[GIVEN MATERIAL start]

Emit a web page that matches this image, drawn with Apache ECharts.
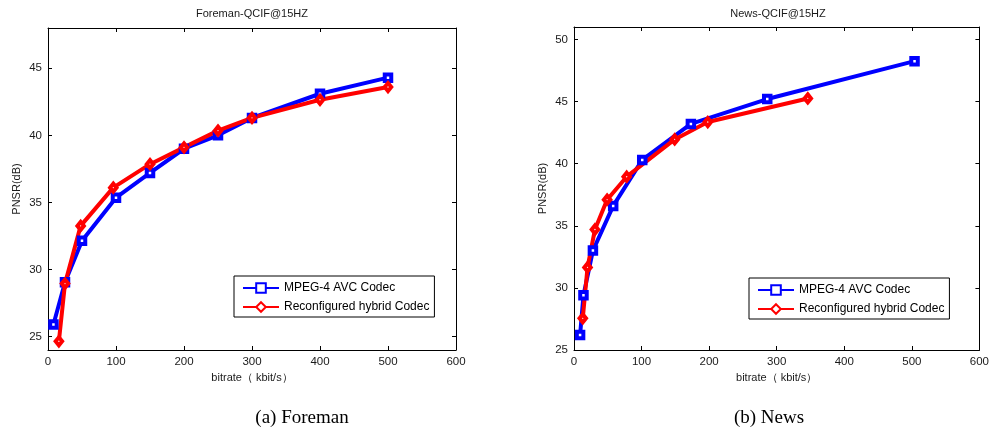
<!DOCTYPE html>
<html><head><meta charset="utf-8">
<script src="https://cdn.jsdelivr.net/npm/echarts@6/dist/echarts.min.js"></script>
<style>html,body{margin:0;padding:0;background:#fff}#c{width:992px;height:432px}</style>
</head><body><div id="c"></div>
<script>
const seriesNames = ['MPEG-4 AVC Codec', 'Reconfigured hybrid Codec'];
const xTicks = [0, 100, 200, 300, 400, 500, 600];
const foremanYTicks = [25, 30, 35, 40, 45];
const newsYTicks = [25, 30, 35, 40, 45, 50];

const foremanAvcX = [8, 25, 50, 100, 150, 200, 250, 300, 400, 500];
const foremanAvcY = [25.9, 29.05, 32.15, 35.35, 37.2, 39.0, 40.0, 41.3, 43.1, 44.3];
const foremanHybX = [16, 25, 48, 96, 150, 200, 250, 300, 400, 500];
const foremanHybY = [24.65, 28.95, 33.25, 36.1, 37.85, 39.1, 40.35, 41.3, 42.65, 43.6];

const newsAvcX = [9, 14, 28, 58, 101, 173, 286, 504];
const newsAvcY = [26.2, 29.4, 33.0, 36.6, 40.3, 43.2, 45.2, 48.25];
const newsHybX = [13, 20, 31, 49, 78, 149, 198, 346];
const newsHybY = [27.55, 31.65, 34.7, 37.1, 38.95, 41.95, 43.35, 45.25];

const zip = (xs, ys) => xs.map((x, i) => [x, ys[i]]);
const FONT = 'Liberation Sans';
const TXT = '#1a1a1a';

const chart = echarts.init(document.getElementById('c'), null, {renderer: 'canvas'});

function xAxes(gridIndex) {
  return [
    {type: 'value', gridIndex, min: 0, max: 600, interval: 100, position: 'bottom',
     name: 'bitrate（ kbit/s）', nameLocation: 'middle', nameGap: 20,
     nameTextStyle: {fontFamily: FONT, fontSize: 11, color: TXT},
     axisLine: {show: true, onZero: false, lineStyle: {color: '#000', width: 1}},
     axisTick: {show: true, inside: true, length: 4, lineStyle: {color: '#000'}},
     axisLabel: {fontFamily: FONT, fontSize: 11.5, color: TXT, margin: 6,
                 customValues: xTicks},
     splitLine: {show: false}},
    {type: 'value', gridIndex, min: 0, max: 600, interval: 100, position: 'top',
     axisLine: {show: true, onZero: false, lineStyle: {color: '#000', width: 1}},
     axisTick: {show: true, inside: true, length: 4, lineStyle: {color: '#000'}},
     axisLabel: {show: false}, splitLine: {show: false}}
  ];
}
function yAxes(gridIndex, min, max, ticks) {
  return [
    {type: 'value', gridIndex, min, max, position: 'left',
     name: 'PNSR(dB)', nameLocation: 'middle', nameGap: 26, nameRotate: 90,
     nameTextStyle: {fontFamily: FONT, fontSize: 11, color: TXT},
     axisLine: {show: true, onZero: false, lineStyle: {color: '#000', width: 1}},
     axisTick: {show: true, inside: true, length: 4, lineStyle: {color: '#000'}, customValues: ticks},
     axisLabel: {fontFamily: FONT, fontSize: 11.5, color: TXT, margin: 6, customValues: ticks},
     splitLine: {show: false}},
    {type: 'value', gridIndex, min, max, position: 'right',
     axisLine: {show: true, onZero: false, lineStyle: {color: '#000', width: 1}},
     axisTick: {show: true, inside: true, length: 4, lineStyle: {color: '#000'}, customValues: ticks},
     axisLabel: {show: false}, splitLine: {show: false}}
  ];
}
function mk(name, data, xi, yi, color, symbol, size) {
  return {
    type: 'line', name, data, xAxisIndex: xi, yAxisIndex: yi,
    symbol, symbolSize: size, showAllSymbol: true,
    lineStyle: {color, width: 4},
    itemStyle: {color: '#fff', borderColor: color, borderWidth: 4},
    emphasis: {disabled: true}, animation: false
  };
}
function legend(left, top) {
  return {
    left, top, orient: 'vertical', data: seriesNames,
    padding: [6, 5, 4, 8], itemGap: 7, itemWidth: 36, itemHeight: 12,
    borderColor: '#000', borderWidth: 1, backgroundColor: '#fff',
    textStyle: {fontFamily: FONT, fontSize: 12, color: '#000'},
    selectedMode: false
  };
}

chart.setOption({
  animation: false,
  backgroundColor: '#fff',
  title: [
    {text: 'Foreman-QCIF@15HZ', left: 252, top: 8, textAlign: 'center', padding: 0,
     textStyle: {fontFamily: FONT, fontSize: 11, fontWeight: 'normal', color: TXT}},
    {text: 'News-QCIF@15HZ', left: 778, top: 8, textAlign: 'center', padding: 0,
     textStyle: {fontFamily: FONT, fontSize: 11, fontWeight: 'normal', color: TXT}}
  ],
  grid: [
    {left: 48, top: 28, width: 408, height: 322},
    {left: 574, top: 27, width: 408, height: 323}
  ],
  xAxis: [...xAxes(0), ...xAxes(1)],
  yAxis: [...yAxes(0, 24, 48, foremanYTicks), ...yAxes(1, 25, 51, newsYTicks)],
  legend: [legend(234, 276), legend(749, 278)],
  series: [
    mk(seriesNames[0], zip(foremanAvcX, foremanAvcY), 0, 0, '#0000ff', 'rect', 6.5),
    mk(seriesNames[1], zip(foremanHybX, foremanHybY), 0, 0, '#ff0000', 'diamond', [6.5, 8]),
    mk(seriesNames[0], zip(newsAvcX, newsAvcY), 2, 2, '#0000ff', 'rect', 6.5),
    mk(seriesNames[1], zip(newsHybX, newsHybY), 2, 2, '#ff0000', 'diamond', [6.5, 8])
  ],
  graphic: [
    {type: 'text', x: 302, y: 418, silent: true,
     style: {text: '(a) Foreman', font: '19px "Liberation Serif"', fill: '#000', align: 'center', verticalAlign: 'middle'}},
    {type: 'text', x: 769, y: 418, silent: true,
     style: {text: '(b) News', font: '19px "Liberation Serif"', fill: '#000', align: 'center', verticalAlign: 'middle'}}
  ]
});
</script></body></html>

[GIVEN MATERIAL end]

■ DIRECTIONS FOR THIS TASK:
In your copy, leave out the pictures and reproduce the material above exactly.

■ WORKED ANSWER:
Emit a web page that matches this image, drawn with Apache ECharts.
<!DOCTYPE html>
<html><head><meta charset="utf-8">
<script src="https://cdn.jsdelivr.net/npm/echarts@6/dist/echarts.min.js"></script>
<style>html,body{margin:0;padding:0;background:#fff}#c{width:992px;height:432px}</style>
</head><body><div id="c"></div>
<script>
const seriesNames = ['MPEG-4 AVC Codec', 'Reconfigured hybrid Codec'];
const xTicks = [0, 100, 200, 300, 400, 500, 600];
const foremanYTicks = [25, 30, 35, 40, 45];
const newsYTicks = [25, 30, 35, 40, 45, 50];

const foremanAvcX = [8, 25, 50, 100, 150, 200, 250, 300, 400, 500];
const foremanAvcY = [25.9, 29.05, 32.15, 35.35, 37.2, 39.0, 40.0, 41.3, 43.1, 44.3];
const foremanHybX = [16, 25, 48, 96, 150, 200, 250, 300, 400, 500];
const foremanHybY = [24.65, 28.95, 33.25, 36.1, 37.85, 39.1, 40.35, 41.3, 42.65, 43.6];

const newsAvcX = [9, 14, 28, 58, 101, 173, 286, 504];
const newsAvcY = [26.2, 29.4, 33.0, 36.6, 40.3, 43.2, 45.2, 48.25];
const newsHybX = [13, 20, 31, 49, 78, 149, 198, 346];
const newsHybY = [27.55, 31.65, 34.7, 37.1, 38.95, 41.95, 43.35, 45.25];

const zip = (xs, ys) => xs.map((x, i) => [x, ys[i]]);
const FONT = 'Liberation Sans';
const TXT = '#1a1a1a';

const chart = echarts.init(document.getElementById('c'), null, {renderer: 'canvas'});

function xAxes(gridIndex) {
  return [
    {type: 'value', gridIndex, min: 0, max: 600, interval: 100, position: 'bottom',
     name: 'bitrate（ kbit/s）', nameLocation: 'middle', nameGap: 20,
     nameTextStyle: {fontFamily: FONT, fontSize: 11, color: TXT},
     axisLine: {show: true, onZero: false, lineStyle: {color: '#000', width: 1}},
     axisTick: {show: true, inside: true, length: 4, lineStyle: {color: '#000'}},
     axisLabel: {fontFamily: FONT, fontSize: 11.5, color: TXT, margin: 6,
                 customValues: xTicks},
     splitLine: {show: false}},
    {type: 'value', gridIndex, min: 0, max: 600, interval: 100, position: 'top',
     axisLine: {show: true, onZero: false, lineStyle: {color: '#000', width: 1}},
     axisTick: {show: true, inside: true, length: 4, lineStyle: {color: '#000'}},
     axisLabel: {show: false}, splitLine: {show: false}}
  ];
}
function yAxes(gridIndex, min, max, ticks) {
  return [
    {type: 'value', gridIndex, min, max, position: 'left',
     name: 'PNSR(dB)', nameLocation: 'middle', nameGap: 26, nameRotate: 90,
     nameTextStyle: {fontFamily: FONT, fontSize: 11, color: TXT},
     axisLine: {show: true, onZero: false, lineStyle: {color: '#000', width: 1}},
     axisTick: {show: true, inside: true, length: 4, lineStyle: {color: '#000'}, customValues: ticks},
     axisLabel: {fontFamily: FONT, fontSize: 11.5, color: TXT, margin: 6, customValues: ticks},
     splitLine: {show: false}},
    {type: 'value', gridIndex, min, max, position: 'right',
     axisLine: {show: true, onZero: false, lineStyle: {color: '#000', width: 1}},
     axisTick: {show: true, inside: true, length: 4, lineStyle: {color: '#000'}, customValues: ticks},
     axisLabel: {show: false}, splitLine: {show: false}}
  ];
}
function mk(name, data, xi, yi, color, symbol, size) {
  return {
    type: 'line', name, data, xAxisIndex: xi, yAxisIndex: yi,
    symbol, symbolSize: size, showAllSymbol: true,
    lineStyle: {color, width: 4},
    itemStyle: {color: '#fff', borderColor: color, borderWidth: 4},
    emphasis: {disabled: true}, animation: false
  };
}
function legend(left, top) {
  return {
    left, top, orient: 'vertical', data: seriesNames,
    padding: [6, 5, 4, 8], itemGap: 7, itemWidth: 36, itemHeight: 12,
    borderColor: '#000', borderWidth: 1, backgroundColor: '#fff',
    textStyle: {fontFamily: FONT, fontSize: 12, color: '#000'},
    selectedMode: false
  };
}

chart.setOption({
  animation: false,
  backgroundColor: '#fff',
  title: [
    {text: 'Foreman-QCIF@15HZ', left: 252, top: 8, textAlign: 'center', padding: 0,
     textStyle: {fontFamily: FONT, fontSize: 11, fontWeight: 'normal', color: TXT}},
    {text: 'News-QCIF@15HZ', left: 778, top: 8, textAlign: 'center', padding: 0,
     textStyle: {fontFamily: FONT, fontSize: 11, fontWeight: 'normal', color: TXT}}
  ],
  grid: [
    {left: 48, top: 28, width: 408, height: 322},
    {left: 574, top: 27, width: 408, height: 323}
  ],
  xAxis: [...xAxes(0), ...xAxes(1)],
  yAxis: [...yAxes(0, 24, 48, foremanYTicks), ...yAxes(1, 25, 51, newsYTicks)],
  legend: [legend(234, 276), legend(749, 278)],
  series: [
    mk(seriesNames[0], zip(foremanAvcX, foremanAvcY), 0, 0, '#0000ff', 'rect', 6.5),
    mk(seriesNames[1], zip(foremanHybX, foremanHybY), 0, 0, '#ff0000', 'diamond', [6.5, 8]),
    mk(seriesNames[0], zip(newsAvcX, newsAvcY), 2, 2, '#0000ff', 'rect', 6.5),
    mk(seriesNames[1], zip(newsHybX, newsHybY), 2, 2, '#ff0000', 'diamond', [6.5, 8])
  ],
  graphic: [
    {type: 'text', x: 302, y: 418, silent: true,
     style: {text: '(a) Foreman', font: '19px "Liberation Serif"', fill: '#000', align: 'center', verticalAlign: 'middle'}},
    {type: 'text', x: 769, y: 418, silent: true,
     style: {text: '(b) News', font: '19px "Liberation Serif"', fill: '#000', align: 'center', verticalAlign: 'middle'}}
  ]
});
</script></body></html>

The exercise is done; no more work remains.